The CSTB developed a fungal biodetector to safeguard the health of users and the quality of buildings. This monitoring detector is both unobtrusive and effective. It detects mold growth at a very early stage, even when recent or hidden. A asset making it possible to take action as soon as possible, mitigate sanitary hazards related to indoor airborne contaminants, and prevent damage to cultural heritage.
Challenges: improve hygiene in living spaces and conserve cultural heritage
In France, more than a third of the housing stock is affected by mold growth, which causes a diverse range of illnesses, especially respiratory conditions. Only 10% of this contamination is visible. Most residents are unknowingly exposed to these harmful contaminants. For example, more than 7 million people living in France are allergic to them.
Other places, such as schools, hospitals, retirement homes and offices, are also affected.
A survey conducted by École du Louvre Junior Conseil shows that a quarter of historical monuments and about half of national collections are infested.
Fungal biodetector: a groundbreaking solution
More than 10 years of research in environmental microbiology enabled the CSTB to develop an innovative solution. The biodetector identifies the presence of mold in a building at an early stage and signals an alert.

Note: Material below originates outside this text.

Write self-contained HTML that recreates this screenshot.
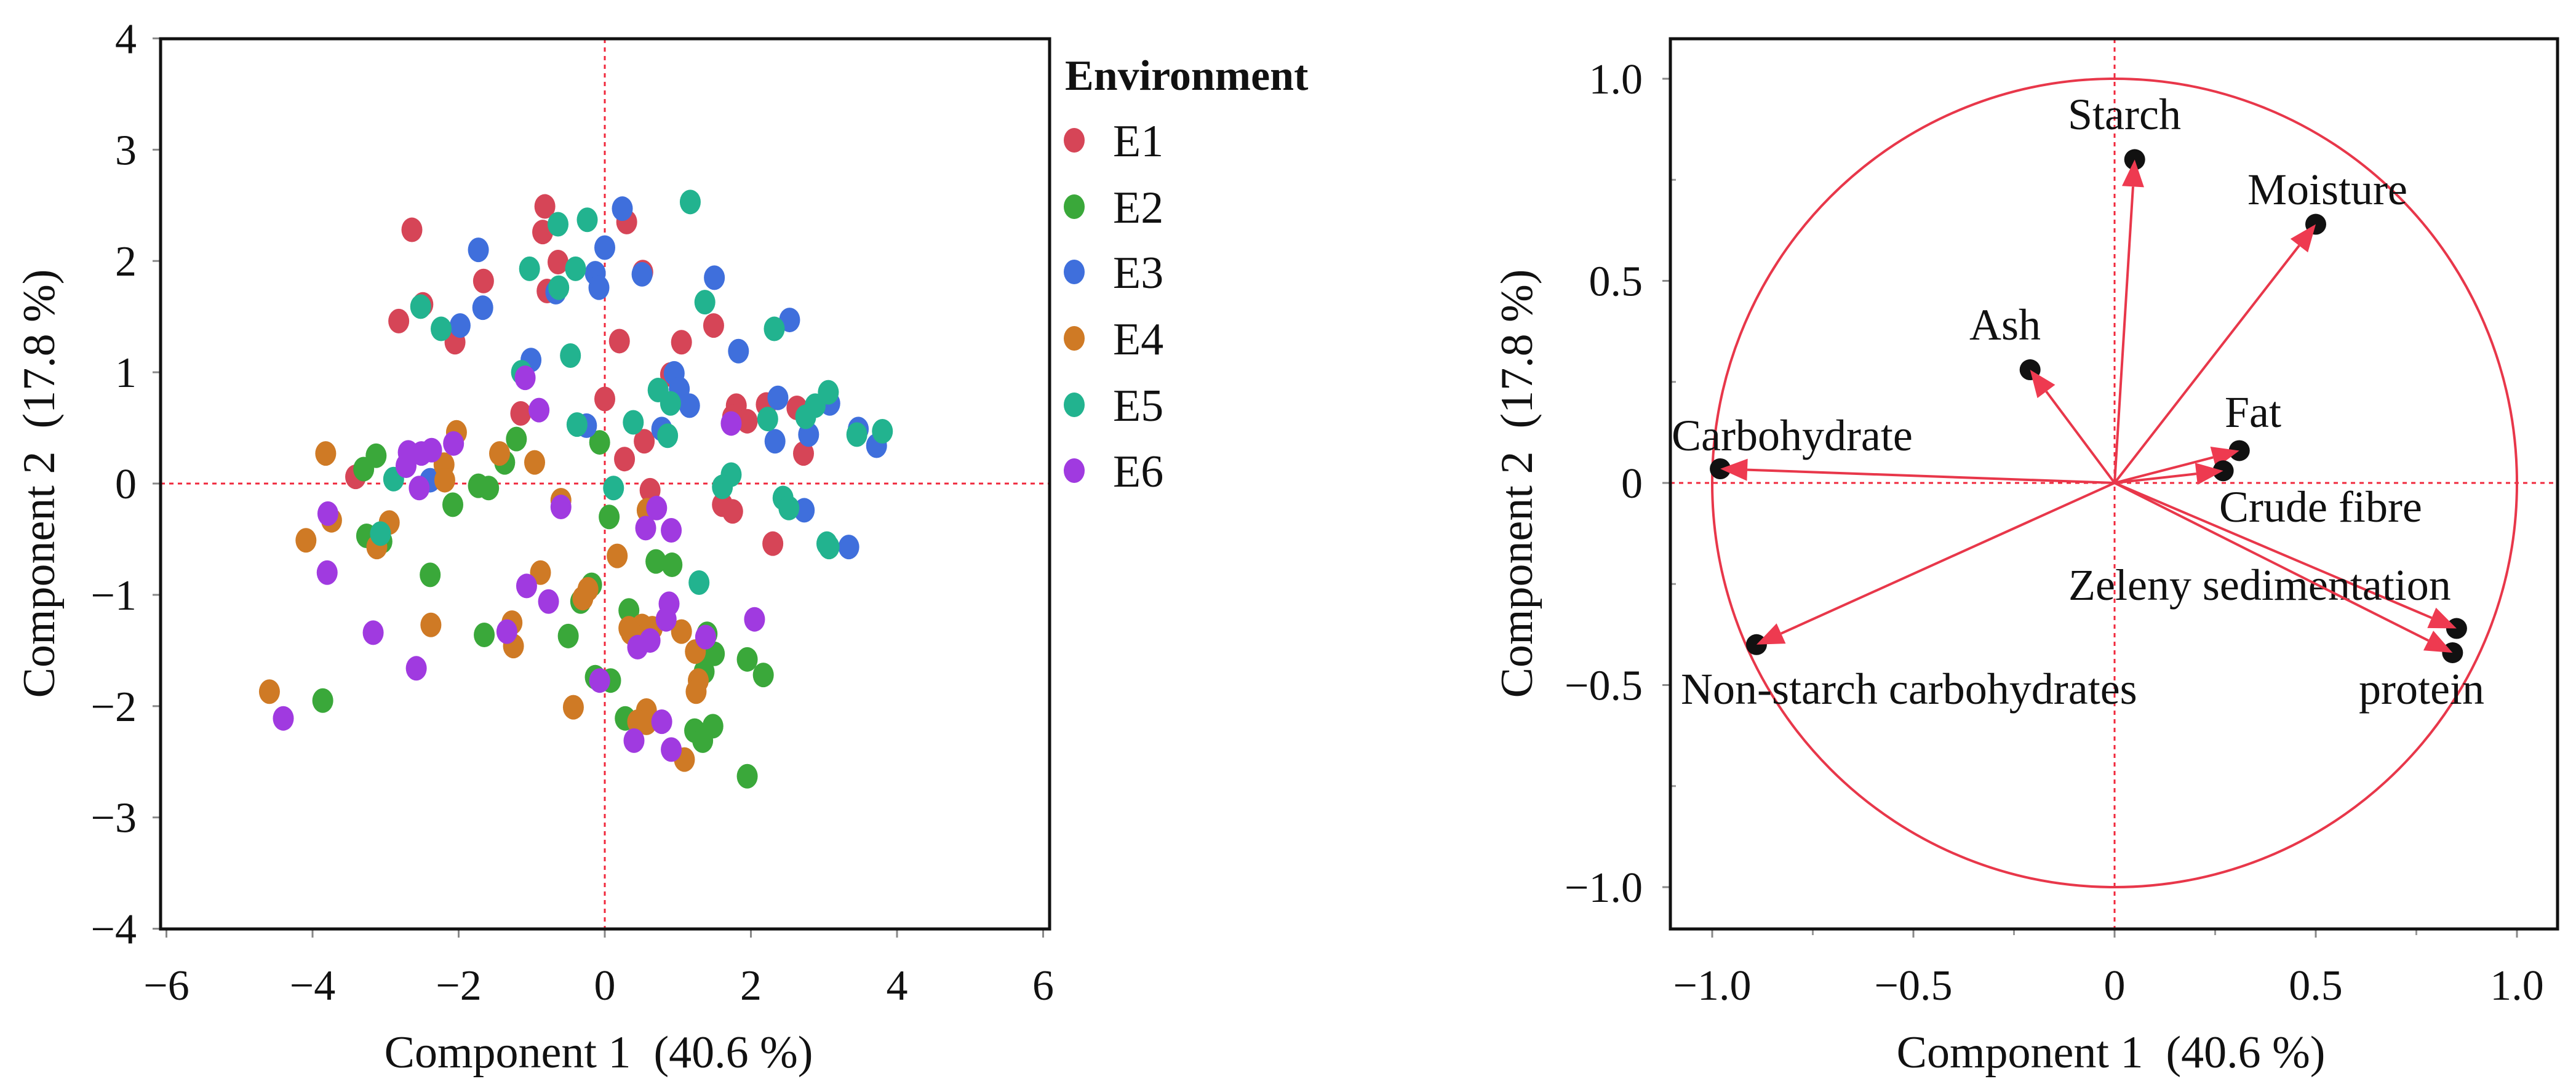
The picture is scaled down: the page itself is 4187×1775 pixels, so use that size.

How? The CSTB learned how to take advantage of the volatile organic compounds (VOCs) which fungi release during their development. This biologically inspired approach enabled the development of a Fungal Contamination Index (FCI) based on the detection of VOCs. The CSTB is now offering a connected monitoring detector incorporating this index.
A solution available to professionals and individuals
Once installed, the biodetector analyses data collected in real time to provide early warning of fungal growth.
Action can then be taken quickly to stop proliferation of mold and correct any hygrothermal issues promoting microbial growth.
With the CSTB fungal biodetector, housing stock administrators, cultural heritage curators and residents can prevent health hazards and damage to cultural heritage.
Widely tested in many environments (homes, museums, châteaux, archives, libraries and painted caves), this device received the Innovative Environmental Techniques Award at Pollutec 2014.